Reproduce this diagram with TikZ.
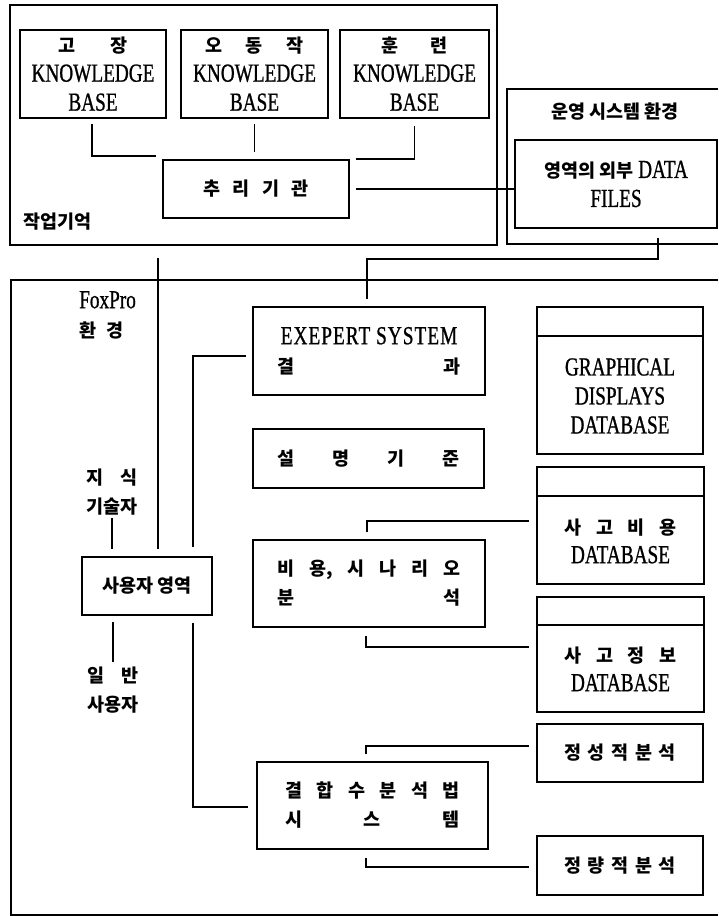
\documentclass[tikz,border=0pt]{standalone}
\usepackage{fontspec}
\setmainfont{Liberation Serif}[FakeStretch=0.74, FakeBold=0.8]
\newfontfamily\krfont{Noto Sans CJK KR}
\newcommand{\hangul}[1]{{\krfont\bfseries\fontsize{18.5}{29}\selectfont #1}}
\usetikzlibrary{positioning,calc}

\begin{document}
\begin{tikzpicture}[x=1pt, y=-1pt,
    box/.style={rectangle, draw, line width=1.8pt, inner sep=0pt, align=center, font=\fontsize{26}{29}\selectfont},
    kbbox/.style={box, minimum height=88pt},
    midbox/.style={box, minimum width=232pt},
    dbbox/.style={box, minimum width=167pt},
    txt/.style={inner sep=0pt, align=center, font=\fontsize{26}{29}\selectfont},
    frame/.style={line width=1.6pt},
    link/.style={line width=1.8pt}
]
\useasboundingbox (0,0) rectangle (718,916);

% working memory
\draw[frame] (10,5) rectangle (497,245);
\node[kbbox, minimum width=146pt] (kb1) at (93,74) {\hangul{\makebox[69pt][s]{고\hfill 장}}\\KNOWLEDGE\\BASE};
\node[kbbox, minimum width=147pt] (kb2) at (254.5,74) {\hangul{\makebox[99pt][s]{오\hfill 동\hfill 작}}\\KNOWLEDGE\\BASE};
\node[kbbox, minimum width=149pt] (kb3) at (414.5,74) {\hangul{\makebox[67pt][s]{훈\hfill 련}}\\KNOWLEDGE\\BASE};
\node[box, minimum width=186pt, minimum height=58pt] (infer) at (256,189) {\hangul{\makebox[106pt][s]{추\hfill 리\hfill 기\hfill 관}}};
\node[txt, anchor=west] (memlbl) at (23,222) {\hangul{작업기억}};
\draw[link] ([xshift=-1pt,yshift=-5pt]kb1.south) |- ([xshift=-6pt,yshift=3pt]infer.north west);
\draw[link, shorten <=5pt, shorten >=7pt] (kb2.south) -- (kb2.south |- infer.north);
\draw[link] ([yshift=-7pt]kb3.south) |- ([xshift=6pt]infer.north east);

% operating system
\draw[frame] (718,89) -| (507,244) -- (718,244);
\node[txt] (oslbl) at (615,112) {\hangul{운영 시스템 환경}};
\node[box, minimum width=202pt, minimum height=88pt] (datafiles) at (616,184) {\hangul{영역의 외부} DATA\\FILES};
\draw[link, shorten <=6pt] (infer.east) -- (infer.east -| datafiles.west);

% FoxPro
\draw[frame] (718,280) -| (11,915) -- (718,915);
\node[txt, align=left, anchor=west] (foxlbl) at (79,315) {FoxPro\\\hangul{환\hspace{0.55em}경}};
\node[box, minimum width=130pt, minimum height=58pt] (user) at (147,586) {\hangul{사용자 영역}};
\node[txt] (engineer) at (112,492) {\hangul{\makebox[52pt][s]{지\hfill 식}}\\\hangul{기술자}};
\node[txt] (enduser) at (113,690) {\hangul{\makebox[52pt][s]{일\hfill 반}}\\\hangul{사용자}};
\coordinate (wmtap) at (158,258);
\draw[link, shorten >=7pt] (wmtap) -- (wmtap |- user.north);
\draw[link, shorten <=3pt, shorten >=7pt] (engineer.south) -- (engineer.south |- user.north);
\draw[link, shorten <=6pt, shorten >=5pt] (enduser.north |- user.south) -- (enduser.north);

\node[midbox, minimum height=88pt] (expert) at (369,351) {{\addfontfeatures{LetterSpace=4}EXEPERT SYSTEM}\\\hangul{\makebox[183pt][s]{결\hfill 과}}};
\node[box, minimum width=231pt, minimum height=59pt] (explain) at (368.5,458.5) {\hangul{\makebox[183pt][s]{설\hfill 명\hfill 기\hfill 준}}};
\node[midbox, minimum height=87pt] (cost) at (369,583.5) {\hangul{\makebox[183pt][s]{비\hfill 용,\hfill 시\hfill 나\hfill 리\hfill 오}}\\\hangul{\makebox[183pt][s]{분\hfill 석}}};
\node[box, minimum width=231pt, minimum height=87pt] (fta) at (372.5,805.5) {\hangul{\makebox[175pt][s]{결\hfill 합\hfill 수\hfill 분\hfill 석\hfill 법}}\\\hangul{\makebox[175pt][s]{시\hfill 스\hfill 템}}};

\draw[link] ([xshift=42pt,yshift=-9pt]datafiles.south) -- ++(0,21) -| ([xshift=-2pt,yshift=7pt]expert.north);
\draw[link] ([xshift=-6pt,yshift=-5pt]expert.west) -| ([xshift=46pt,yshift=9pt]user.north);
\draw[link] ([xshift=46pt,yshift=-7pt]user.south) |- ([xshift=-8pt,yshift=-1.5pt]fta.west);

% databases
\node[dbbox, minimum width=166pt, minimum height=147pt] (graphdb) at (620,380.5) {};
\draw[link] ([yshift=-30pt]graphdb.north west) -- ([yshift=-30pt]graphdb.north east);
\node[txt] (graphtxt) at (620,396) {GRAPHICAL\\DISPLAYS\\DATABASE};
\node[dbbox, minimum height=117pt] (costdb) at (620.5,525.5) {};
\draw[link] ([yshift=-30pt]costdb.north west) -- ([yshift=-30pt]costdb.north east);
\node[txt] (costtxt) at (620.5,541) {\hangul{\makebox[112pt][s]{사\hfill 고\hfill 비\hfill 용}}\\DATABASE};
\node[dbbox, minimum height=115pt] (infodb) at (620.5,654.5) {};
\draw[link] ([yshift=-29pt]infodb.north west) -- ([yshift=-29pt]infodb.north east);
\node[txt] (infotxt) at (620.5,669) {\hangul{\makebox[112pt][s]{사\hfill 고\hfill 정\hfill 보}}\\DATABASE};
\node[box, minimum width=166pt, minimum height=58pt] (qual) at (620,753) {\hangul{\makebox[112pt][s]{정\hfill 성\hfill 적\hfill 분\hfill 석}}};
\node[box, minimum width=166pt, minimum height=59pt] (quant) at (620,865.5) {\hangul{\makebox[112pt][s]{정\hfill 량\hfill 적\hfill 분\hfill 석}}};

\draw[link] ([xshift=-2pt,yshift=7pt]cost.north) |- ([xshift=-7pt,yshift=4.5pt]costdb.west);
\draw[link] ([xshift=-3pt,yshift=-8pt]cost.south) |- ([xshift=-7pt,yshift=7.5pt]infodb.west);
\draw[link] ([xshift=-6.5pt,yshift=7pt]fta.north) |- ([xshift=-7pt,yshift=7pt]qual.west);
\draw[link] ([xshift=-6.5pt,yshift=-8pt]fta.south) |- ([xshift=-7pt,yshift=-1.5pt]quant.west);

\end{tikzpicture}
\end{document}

----

Write out each line of the data exactly; the images should be left out.

Reproduce this diagram with TikZ.
\documentclass[tikz,border=0pt]{standalone}
\usepackage{fontspec}
\setmainfont{Liberation Serif}[FakeStretch=0.74, FakeBold=0.8]
\newfontfamily\krfont{Noto Sans CJK KR}
\newcommand{\hangul}[1]{{\krfont\bfseries\fontsize{18.5}{29}\selectfont #1}}
\usetikzlibrary{positioning,calc}

\begin{document}
\begin{tikzpicture}[x=1pt, y=-1pt,
    box/.style={rectangle, draw, line width=1.8pt, inner sep=0pt, align=center, font=\fontsize{26}{29}\selectfont},
    kbbox/.style={box, minimum height=88pt},
    midbox/.style={box, minimum width=232pt},
    dbbox/.style={box, minimum width=167pt},
    txt/.style={inner sep=0pt, align=center, font=\fontsize{26}{29}\selectfont},
    frame/.style={line width=1.6pt},
    link/.style={line width=1.8pt}
]
\useasboundingbox (0,0) rectangle (718,916);

% working memory
\draw[frame] (10,5) rectangle (497,245);
\node[kbbox, minimum width=146pt] (kb1) at (93,74) {\hangul{\makebox[69pt][s]{고\hfill 장}}\\KNOWLEDGE\\BASE};
\node[kbbox, minimum width=147pt] (kb2) at (254.5,74) {\hangul{\makebox[99pt][s]{오\hfill 동\hfill 작}}\\KNOWLEDGE\\BASE};
\node[kbbox, minimum width=149pt] (kb3) at (414.5,74) {\hangul{\makebox[67pt][s]{훈\hfill 련}}\\KNOWLEDGE\\BASE};
\node[box, minimum width=186pt, minimum height=58pt] (infer) at (256,189) {\hangul{\makebox[106pt][s]{추\hfill 리\hfill 기\hfill 관}}};
\node[txt, anchor=west] (memlbl) at (23,222) {\hangul{작업기억}};
\draw[link] ([xshift=-1pt,yshift=-5pt]kb1.south) |- ([xshift=-6pt,yshift=3pt]infer.north west);
\draw[link, shorten <=5pt, shorten >=7pt] (kb2.south) -- (kb2.south |- infer.north);
\draw[link] ([yshift=-7pt]kb3.south) |- ([xshift=6pt]infer.north east);

% operating system
\draw[frame] (718,89) -| (507,244) -- (718,244);
\node[txt] (oslbl) at (615,112) {\hangul{운영 시스템 환경}};
\node[box, minimum width=202pt, minimum height=88pt] (datafiles) at (616,184) {\hangul{영역의 외부} DATA\\FILES};
\draw[link, shorten <=6pt] (infer.east) -- (infer.east -| datafiles.west);

% FoxPro
\draw[frame] (718,280) -| (11,915) -- (718,915);
\node[txt, align=left, anchor=west] (foxlbl) at (79,315) {FoxPro\\\hangul{환\hspace{0.55em}경}};
\node[box, minimum width=130pt, minimum height=58pt] (user) at (147,586) {\hangul{사용자 영역}};
\node[txt] (engineer) at (112,492) {\hangul{\makebox[52pt][s]{지\hfill 식}}\\\hangul{기술자}};
\node[txt] (enduser) at (113,690) {\hangul{\makebox[52pt][s]{일\hfill 반}}\\\hangul{사용자}};
\coordinate (wmtap) at (158,258);
\draw[link, shorten >=7pt] (wmtap) -- (wmtap |- user.north);
\draw[link, shorten <=3pt, shorten >=7pt] (engineer.south) -- (engineer.south |- user.north);
\draw[link, shorten <=6pt, shorten >=5pt] (enduser.north |- user.south) -- (enduser.north);

\node[midbox, minimum height=88pt] (expert) at (369,351) {{\addfontfeatures{LetterSpace=4}EXEPERT SYSTEM}\\\hangul{\makebox[183pt][s]{결\hfill 과}}};
\node[box, minimum width=231pt, minimum height=59pt] (explain) at (368.5,458.5) {\hangul{\makebox[183pt][s]{설\hfill 명\hfill 기\hfill 준}}};
\node[midbox, minimum height=87pt] (cost) at (369,583.5) {\hangul{\makebox[183pt][s]{비\hfill 용,\hfill 시\hfill 나\hfill 리\hfill 오}}\\\hangul{\makebox[183pt][s]{분\hfill 석}}};
\node[box, minimum width=231pt, minimum height=87pt] (fta) at (372.5,805.5) {\hangul{\makebox[175pt][s]{결\hfill 합\hfill 수\hfill 분\hfill 석\hfill 법}}\\\hangul{\makebox[175pt][s]{시\hfill 스\hfill 템}}};

\draw[link] ([xshift=42pt,yshift=-9pt]datafiles.south) -- ++(0,21) -| ([xshift=-2pt,yshift=7pt]expert.north);
\draw[link] ([xshift=-6pt,yshift=-5pt]expert.west) -| ([xshift=46pt,yshift=9pt]user.north);
\draw[link] ([xshift=46pt,yshift=-7pt]user.south) |- ([xshift=-8pt,yshift=-1.5pt]fta.west);

% databases
\node[dbbox, minimum width=166pt, minimum height=147pt] (graphdb) at (620,380.5) {};
\draw[link] ([yshift=-30pt]graphdb.north west) -- ([yshift=-30pt]graphdb.north east);
\node[txt] (graphtxt) at (620,396) {GRAPHICAL\\DISPLAYS\\DATABASE};
\node[dbbox, minimum height=117pt] (costdb) at (620.5,525.5) {};
\draw[link] ([yshift=-30pt]costdb.north west) -- ([yshift=-30pt]costdb.north east);
\node[txt] (costtxt) at (620.5,541) {\hangul{\makebox[112pt][s]{사\hfill 고\hfill 비\hfill 용}}\\DATABASE};
\node[dbbox, minimum height=115pt] (infodb) at (620.5,654.5) {};
\draw[link] ([yshift=-29pt]infodb.north west) -- ([yshift=-29pt]infodb.north east);
\node[txt] (infotxt) at (620.5,669) {\hangul{\makebox[112pt][s]{사\hfill 고\hfill 정\hfill 보}}\\DATABASE};
\node[box, minimum width=166pt, minimum height=58pt] (qual) at (620,753) {\hangul{\makebox[112pt][s]{정\hfill 성\hfill 적\hfill 분\hfill 석}}};
\node[box, minimum width=166pt, minimum height=59pt] (quant) at (620,865.5) {\hangul{\makebox[112pt][s]{정\hfill 량\hfill 적\hfill 분\hfill 석}}};

\draw[link] ([xshift=-2pt,yshift=7pt]cost.north) |- ([xshift=-7pt,yshift=4.5pt]costdb.west);
\draw[link] ([xshift=-3pt,yshift=-8pt]cost.south) |- ([xshift=-7pt,yshift=7.5pt]infodb.west);
\draw[link] ([xshift=-6.5pt,yshift=7pt]fta.north) |- ([xshift=-7pt,yshift=7pt]qual.west);
\draw[link] ([xshift=-6.5pt,yshift=-8pt]fta.south) |- ([xshift=-7pt,yshift=-1.5pt]quant.west);

\end{tikzpicture}
\end{document}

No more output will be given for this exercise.